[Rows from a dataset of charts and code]
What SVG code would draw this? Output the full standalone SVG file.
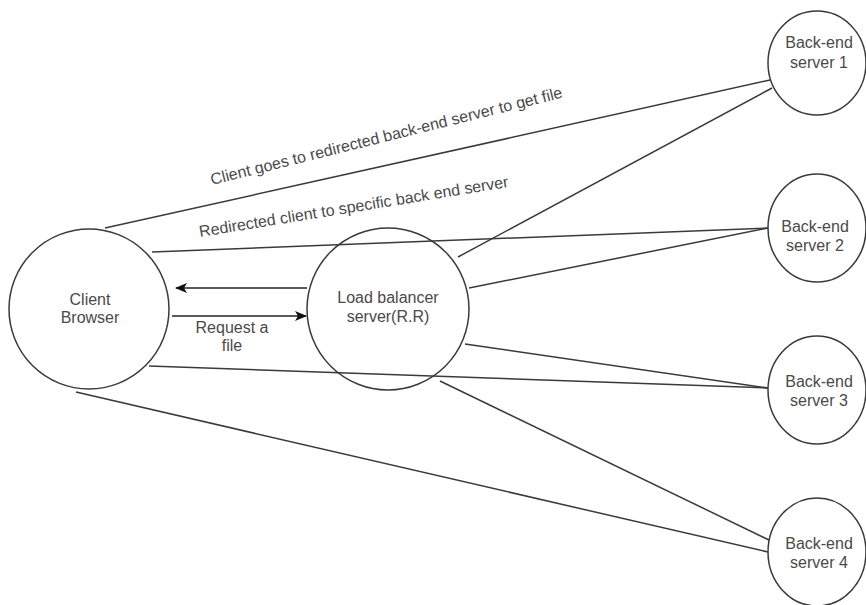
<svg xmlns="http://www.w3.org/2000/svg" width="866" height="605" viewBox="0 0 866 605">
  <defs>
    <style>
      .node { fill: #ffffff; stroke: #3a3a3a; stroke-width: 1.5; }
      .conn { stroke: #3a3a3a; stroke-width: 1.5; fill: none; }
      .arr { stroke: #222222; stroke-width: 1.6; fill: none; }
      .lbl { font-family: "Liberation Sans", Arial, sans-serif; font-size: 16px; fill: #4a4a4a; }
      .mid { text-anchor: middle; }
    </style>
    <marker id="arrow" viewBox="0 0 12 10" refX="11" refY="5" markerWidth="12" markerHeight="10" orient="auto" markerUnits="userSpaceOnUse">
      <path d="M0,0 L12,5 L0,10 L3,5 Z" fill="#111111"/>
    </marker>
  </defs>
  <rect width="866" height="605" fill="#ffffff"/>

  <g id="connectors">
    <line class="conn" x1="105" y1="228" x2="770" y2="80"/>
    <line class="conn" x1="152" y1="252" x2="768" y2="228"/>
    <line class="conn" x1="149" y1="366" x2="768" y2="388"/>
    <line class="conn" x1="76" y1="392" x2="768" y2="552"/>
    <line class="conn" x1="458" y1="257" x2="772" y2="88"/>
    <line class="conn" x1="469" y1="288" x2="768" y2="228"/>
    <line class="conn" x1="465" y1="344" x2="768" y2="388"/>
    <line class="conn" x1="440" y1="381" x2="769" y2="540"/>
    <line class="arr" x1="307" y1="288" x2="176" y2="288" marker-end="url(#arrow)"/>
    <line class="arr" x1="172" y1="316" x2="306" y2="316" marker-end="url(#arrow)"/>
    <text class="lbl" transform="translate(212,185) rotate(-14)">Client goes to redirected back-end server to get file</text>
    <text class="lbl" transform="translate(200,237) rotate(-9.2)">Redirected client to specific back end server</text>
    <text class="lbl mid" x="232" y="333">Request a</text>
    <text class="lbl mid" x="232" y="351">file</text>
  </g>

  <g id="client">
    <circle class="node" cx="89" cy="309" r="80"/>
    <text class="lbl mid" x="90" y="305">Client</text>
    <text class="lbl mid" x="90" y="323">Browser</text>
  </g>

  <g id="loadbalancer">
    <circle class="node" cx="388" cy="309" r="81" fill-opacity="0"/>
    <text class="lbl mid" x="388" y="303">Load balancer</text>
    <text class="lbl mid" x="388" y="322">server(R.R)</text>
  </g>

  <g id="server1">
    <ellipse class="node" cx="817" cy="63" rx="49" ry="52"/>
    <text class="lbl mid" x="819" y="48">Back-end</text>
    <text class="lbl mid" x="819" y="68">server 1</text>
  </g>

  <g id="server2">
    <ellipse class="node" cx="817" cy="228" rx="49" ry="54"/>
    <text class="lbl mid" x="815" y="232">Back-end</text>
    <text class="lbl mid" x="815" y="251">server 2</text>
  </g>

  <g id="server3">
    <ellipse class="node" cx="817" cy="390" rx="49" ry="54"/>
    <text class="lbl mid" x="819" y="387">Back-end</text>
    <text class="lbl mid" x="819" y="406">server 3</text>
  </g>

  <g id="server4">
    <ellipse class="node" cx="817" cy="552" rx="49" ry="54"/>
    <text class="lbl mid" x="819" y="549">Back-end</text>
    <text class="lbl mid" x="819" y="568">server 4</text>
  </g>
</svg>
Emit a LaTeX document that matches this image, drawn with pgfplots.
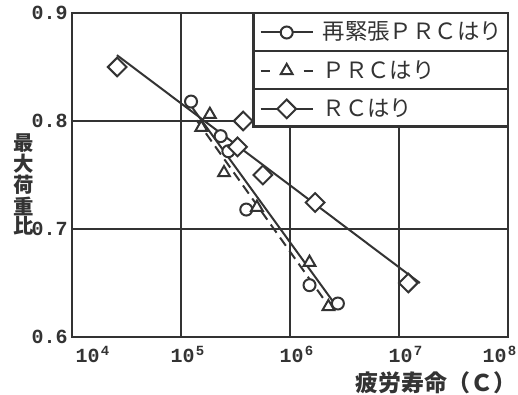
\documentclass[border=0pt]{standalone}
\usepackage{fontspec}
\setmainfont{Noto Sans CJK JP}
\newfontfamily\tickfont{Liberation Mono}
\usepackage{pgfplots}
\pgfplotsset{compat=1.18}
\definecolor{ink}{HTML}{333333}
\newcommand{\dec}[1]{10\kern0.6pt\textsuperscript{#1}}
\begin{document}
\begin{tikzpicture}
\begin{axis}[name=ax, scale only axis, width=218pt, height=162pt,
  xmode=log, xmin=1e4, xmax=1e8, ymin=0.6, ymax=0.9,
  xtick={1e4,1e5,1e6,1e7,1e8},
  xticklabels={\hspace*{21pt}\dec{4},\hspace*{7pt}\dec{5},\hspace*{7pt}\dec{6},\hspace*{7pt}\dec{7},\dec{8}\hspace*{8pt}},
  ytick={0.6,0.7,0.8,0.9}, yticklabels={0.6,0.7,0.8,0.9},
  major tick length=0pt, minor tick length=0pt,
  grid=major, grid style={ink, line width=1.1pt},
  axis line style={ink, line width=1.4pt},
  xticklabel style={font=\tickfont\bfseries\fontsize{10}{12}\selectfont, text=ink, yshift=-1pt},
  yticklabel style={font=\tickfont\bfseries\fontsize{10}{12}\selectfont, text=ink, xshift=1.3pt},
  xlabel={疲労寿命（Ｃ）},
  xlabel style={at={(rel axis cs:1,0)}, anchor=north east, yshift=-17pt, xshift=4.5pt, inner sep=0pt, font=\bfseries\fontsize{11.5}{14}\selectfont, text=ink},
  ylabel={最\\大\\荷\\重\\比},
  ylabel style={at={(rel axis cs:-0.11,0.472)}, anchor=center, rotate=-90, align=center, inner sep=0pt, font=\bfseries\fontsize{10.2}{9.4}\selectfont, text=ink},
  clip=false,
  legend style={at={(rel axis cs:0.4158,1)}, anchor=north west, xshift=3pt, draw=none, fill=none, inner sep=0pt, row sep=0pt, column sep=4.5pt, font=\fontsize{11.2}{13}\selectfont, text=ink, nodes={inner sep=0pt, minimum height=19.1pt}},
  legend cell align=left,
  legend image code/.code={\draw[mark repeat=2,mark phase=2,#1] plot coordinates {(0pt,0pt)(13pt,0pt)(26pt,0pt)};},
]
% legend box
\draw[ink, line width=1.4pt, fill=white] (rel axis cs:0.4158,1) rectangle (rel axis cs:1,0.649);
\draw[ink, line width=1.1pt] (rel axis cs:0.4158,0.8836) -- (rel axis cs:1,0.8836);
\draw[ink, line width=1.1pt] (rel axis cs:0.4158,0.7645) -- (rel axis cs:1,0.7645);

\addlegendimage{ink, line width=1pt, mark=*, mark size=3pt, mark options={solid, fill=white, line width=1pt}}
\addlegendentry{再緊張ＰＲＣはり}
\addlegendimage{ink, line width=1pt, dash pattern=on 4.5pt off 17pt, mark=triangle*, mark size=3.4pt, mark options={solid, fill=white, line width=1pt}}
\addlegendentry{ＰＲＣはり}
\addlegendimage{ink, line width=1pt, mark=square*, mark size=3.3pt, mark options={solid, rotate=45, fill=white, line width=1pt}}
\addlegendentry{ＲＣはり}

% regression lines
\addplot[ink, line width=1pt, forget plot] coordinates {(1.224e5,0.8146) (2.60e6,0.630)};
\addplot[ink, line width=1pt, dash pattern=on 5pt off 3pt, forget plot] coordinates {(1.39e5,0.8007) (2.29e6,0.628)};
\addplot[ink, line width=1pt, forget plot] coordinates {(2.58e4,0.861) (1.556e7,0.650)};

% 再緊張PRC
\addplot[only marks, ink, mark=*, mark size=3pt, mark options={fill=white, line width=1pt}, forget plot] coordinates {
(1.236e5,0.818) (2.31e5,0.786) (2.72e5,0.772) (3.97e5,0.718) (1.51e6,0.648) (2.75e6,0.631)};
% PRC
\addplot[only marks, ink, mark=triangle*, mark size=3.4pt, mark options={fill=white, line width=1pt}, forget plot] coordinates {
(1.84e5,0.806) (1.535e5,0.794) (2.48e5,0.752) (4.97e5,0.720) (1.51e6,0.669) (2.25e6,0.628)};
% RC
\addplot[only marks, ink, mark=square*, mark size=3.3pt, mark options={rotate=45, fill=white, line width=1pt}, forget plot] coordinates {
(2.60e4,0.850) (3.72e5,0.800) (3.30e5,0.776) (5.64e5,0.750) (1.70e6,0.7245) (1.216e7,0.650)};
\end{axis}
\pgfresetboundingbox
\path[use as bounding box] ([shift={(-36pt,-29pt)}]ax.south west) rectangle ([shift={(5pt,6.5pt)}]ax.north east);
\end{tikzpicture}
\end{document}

» **TASK TO COMPLETE**
Filter the entries down to the lines with the word "standalone" in them.

» **RESPONSE TO THE TASK**
What SVG code would draw this? Output the full standalone SVG file.
\documentclass[border=0pt]{standalone}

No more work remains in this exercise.